Mourning With Those Who Mourn
All that said. It is perfectly true that many, perhaps most, of the people who attend the Extraordinary Form are normal Catholics, loyal to the Pope, deeply but not idolatrously attached to the older rite; I’m sure they’re really discouraged and hurt right now. Though Traditionis Custodes has not abolished the EF, it has seriously restricted it, and certainly suggested that the time is coming when it will no longer be celebrated (or will be celebrated only by specific societies and institutes). As I’ve said, I quite like the EF myself, and would be sorry to see it disappear; and there are people for whom the EF is a much more accessible form of the liturgy than the Ordinary Form is, whose needs in my opinion have not been adequately considered by most bishops.
I’d like to close with a quote from a friend of mine, a fellow gay Catholic (who asked to remain anonymous). It may seem like vindictive sarcasm to some trads; but I don’t believe that it is, and I’m not sharing it in that spirit.
I sympathize with the pain of Traditionalist-minded Catholics, because I know what’s like when Church leadership:
– Views your community with automatic suspicion and hostility
– Judges your community by its most dysfunctional members
– Is willing to sacrifice your spiritual and emotional health to maintain the status quo
– Attacks you while insisting that it’s for your own good
– Sees your community as a threat rather than as the storehouse of treasures you know it to be
Oremus pro invicem.
1A motu proprio is a disciplinary directive, issued by the Pope on his own initiative (as opposed to, e.g., a doctrinal definition or the decision of a council); Summorum Pontificum, which Traditionis Custodes partly reverses, was also a motu proprio.

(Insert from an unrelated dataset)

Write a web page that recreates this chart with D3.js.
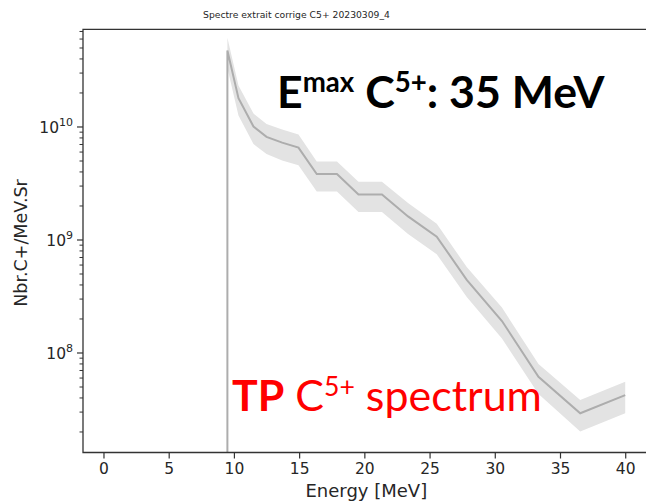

One of the special things about a motu proprio, which sets it apart from most other documents, is that—while reasons for the decision may also be provided, as they were in this case—the validity of the decision stands even if the reasons for it are later disputed or found to be flawed.
2There are a few other interpretations, depending partly on the parts of the sentence I skipped for brevity.
3This is an abbreviated allusion to an old Latin saying, lex orandi lex credendi, which means “the rule of prayer is the rule of faith.”
4Speaking of the Byzantine Rite, the Divine Liturgy of St. Chrysostom is actually only one part of their worship; two other forms, the Liturgy of St. James and the Liturgy of St. Basil, are also used on set days of the liturgical year. Taking a cue from the East, I’ve long felt that an elegant solution would be to use the Extraordinary Form on solemnities, while using the Mass of St. Paul VI at other times. But this, I am certain, would please absolutely nobody.